Almaty: Schüsse und Anstehen für Brot
DW
Die Lage in Almaty scheint sich nach den massiven Unruhen der vergangenen Tage zu stabilisieren. Mit welchen Problemen haben die Menschen jetzt zu kämpfen? Ein DW-Reporter war in der größten Stadt Kasachstans unterwegs.
Seit Tagen legt sich am Abend dichter Nebel auf Almaty. Dann sind Explosionen aus verschiedenen Teilen der Stadt zu hören, manchmal begleitet von graublauen Lichtblitzen, die vom trüben Schleier gedämpft werden. Immer wieder sind auch Schüsse zu hören.
Aber im Vergleich zu den vergangenen Tagen hat sich die Lage nach den Unruhen deutlich beruhigt. Die Bewohner der größten Stadt des Landes wagen sich inzwischen wieder raus. Viele hatten vor allem nach Einbruch der Dunkelheit Angst, ihre Häuser zu verlassen - nicht nur wegen der Ausgangssperre, die nach Beginn der Massenproteste verhängt worden war. Wer trotz der Sperrung des Internets unerwartet Netzzugang hatte, war schockiert von den Aufnahmen, die zeigen, wie eine junge Frau mit einem Kind von Kugeln getroffen wird. Wer auf sie schoss, ist unklar.

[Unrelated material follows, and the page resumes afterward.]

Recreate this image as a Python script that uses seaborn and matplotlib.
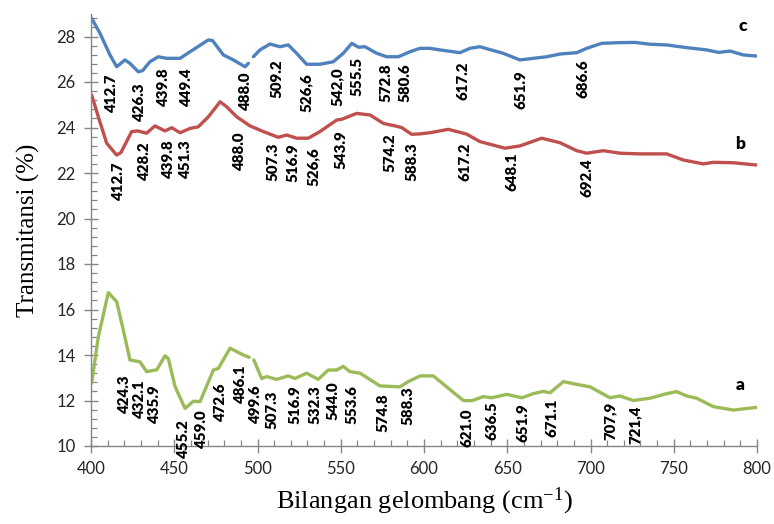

Nun sind wieder deutlich mehr Menschen auf den Straßen zu sehen. Viele von ihnen suchen kleine Lebensmittelläden in ihrer Nachbarschaft auf, denn die großen Supermärkte und Einkaufszentren der Stadt sind weiterhin geschlossen.
Askar Jermekow ist Besitzer eines Ladens. Er sagt, gefragt seien vor allem Brot und Nudeln. "Bevor ich meinen Laden öffne, muss ich vor der Brotfabrik lange anstehen. Wenn ich es schaffe, kaufe ich 50 Brote. Mein Geschäft öffne ich um 9 Uhr morgens und um 10 Uhr habe ich fast nichts mehr da, auch keine Nudeln und keine Milch. Jetzt überlege ich schon, wie ich den Einkauf für morgen schaffen soll", erzählt Askar. "Die Brotfabriken arbeiten zwar, aber das Problem ist, dass ihre Fahrer Angst haben und die Auslieferung an Läden verweigern."
Dennoch werden die Bewohner der Stadt offenbar mit genügend Brot versorgt. So backen jetzt die vielen kleinen Imbissbuden in den Stadtteilen auch Brot; sonst bieten sie eigentlich nur Schawarma und die Blätterteigtaschen Samsa an. Viele bereiten auch weitere Speisen nach kasachischer, uigurischer, usbekischer oder tadschikischer Tradition zu - Almaty ist eine multiethnische Stadt. Die Gerichte werden dann mit Autos in kleine Läden transportiert, wo sie kostenlos an Bedürftige verteilt werden. Gezählt wurden inzwischen über 7000 solcher Fahrten.